INPUT ROWS:
--- start ---
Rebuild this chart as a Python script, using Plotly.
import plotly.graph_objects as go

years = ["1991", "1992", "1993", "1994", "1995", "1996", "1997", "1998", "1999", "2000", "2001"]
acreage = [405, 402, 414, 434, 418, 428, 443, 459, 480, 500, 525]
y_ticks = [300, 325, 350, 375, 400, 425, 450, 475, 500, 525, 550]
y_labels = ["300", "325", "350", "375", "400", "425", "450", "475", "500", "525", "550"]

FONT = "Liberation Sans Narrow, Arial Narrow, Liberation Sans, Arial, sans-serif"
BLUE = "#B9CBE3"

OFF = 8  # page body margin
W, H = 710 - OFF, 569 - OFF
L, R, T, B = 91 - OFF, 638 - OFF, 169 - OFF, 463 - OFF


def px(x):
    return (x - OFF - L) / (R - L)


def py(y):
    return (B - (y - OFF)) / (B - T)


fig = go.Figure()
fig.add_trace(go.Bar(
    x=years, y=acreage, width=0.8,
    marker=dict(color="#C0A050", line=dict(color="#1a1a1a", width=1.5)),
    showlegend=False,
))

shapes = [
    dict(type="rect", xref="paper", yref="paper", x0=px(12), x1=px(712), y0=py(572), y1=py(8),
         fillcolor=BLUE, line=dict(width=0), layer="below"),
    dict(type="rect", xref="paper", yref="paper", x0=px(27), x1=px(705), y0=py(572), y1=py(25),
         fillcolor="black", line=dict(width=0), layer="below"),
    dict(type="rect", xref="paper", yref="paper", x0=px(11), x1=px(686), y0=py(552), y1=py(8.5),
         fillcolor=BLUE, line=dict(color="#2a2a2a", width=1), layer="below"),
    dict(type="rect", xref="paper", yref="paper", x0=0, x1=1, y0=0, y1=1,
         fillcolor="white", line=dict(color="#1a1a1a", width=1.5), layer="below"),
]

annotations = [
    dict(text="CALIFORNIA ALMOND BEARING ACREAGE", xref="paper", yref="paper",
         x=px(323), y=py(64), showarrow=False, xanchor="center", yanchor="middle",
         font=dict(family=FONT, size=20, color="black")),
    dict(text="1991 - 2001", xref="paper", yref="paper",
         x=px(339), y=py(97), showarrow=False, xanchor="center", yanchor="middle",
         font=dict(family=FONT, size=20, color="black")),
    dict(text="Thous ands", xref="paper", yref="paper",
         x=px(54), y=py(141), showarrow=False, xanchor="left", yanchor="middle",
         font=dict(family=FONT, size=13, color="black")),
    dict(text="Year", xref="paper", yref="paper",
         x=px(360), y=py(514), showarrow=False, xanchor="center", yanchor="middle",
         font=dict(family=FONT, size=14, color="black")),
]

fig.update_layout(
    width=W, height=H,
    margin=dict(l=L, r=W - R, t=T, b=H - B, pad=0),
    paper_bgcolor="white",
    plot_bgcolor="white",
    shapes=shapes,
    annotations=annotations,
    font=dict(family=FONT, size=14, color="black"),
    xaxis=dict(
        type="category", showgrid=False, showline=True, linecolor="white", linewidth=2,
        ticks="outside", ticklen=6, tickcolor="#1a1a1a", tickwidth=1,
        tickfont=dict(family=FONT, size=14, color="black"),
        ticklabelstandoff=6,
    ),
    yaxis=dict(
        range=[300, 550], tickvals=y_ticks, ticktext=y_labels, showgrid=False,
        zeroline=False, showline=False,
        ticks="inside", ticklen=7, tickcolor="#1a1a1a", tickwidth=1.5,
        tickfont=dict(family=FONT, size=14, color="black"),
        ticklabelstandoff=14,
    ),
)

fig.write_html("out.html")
--- end ---
--- start ---
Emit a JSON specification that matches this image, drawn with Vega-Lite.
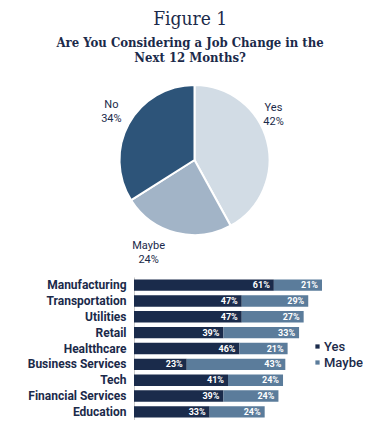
--- end ---
--- start ---
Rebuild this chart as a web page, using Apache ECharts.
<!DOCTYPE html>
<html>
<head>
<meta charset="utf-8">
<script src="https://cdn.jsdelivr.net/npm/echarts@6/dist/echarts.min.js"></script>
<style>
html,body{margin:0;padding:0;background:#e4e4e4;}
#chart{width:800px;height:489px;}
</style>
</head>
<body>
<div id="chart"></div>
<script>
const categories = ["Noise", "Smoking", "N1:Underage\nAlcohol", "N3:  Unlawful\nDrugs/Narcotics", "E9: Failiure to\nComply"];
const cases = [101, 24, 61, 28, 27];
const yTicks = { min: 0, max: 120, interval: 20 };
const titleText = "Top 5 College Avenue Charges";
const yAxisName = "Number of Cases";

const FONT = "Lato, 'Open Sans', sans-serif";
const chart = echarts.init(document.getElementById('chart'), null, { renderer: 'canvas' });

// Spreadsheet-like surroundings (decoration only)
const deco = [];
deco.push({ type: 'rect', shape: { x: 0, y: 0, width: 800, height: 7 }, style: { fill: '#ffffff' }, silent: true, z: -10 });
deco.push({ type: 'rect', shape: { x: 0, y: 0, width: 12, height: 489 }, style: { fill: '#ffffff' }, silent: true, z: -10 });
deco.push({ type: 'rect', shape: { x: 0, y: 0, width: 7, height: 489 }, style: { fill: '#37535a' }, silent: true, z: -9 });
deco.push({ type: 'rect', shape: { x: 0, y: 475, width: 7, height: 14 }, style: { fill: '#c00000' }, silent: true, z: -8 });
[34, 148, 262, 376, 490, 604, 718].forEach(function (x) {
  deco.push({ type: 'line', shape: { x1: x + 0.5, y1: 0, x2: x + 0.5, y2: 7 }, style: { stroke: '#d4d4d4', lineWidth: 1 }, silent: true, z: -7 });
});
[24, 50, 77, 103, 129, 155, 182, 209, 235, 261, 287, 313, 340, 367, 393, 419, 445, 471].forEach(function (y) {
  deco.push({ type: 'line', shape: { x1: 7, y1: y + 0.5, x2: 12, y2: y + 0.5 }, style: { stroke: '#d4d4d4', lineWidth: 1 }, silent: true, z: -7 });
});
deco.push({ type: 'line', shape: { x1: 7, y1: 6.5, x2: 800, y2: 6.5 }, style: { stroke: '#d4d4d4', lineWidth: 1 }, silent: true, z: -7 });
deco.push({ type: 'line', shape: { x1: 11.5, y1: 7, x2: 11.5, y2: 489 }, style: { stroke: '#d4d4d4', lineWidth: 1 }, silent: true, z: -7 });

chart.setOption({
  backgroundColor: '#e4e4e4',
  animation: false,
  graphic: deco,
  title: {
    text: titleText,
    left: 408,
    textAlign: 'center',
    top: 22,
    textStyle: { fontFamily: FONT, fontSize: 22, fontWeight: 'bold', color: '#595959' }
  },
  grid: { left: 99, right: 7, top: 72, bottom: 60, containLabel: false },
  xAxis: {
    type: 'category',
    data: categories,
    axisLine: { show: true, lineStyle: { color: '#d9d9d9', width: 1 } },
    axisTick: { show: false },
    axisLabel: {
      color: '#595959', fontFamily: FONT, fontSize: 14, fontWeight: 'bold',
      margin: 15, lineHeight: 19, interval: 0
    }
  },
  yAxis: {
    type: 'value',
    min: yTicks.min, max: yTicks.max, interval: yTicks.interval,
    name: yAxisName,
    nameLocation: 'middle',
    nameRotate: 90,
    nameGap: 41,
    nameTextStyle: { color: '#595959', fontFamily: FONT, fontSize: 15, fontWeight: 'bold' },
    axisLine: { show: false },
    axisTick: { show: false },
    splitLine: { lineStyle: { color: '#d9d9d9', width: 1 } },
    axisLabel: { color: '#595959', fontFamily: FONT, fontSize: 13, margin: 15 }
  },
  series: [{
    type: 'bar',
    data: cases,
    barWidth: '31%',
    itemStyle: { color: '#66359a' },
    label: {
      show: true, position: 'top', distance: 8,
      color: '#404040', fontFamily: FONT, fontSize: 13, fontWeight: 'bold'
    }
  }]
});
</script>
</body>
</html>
--- end ---
This exercise asks for the lines from the line with "Rebuild this chart as a Python" to the line with "import plotly.graph_objects as go", both lines included, set down exactly and with nothing else.

Rebuild this chart as a Python script, using Plotly.
import plotly.graph_objects as go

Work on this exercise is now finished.